Tuesday, November 3, 2009

Reconstruction for the USA

Ryan Avent notes that one year of defense spending could build a nationwide network of high speed rail. More realistically, we could build it in 10 years by diverting 10% of defense spending.

Matthew Yglesias: "Something worth noting is that for a hegemonic power suffering from slow-but-steady (but very slow) relative decline, wasting money on national security expenditures actually erodes our hegemony. Meaningful U.S.-Chinese security competition is a generation or two away. By that time, money that was spent in 2009 on fighter planes or nuclear submarines or transportation infrastructure in Afghanistan isn’t going to be doing us any good. By contrast, spending money on preschool in 2009 does improve the U.S.-Chinese balance of power in 2049—investment in early childhood education pays enormous dividends, but it takes a long time to turn tiny babies into productive adults. And transportation is just the same.
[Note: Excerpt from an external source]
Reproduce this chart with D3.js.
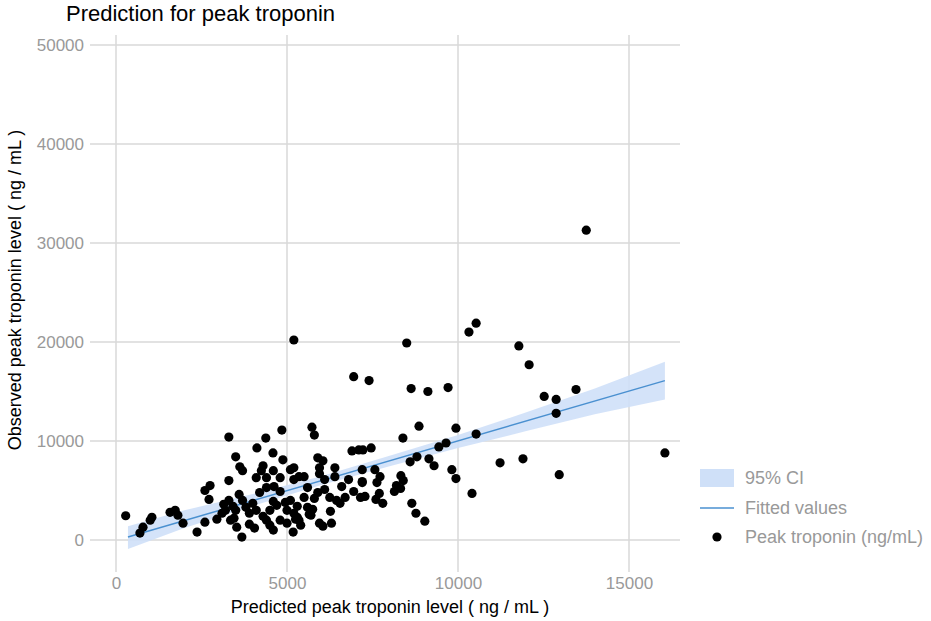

The construction of heavy rail mass transit in Boston, New York, Chicago, and Washington was extremely expensive but has paid consistent dividends for decades and if properly maintained will continue to do so forever.

I can’t vouch for the authenticity of the quote, but someone told me he heard a Chinese official tell him “over the past decade you’ve spent $1 trillion on Iraq and Afghanistan, we’ve spent $1 trillion building the future of China.” I don’t really think we should view that contrast in a paranoid light, but if you do want to take a paranoid view of the American national security situation it makes a lot more sense to worry about that than to worry that someone in a cave might build a bomb."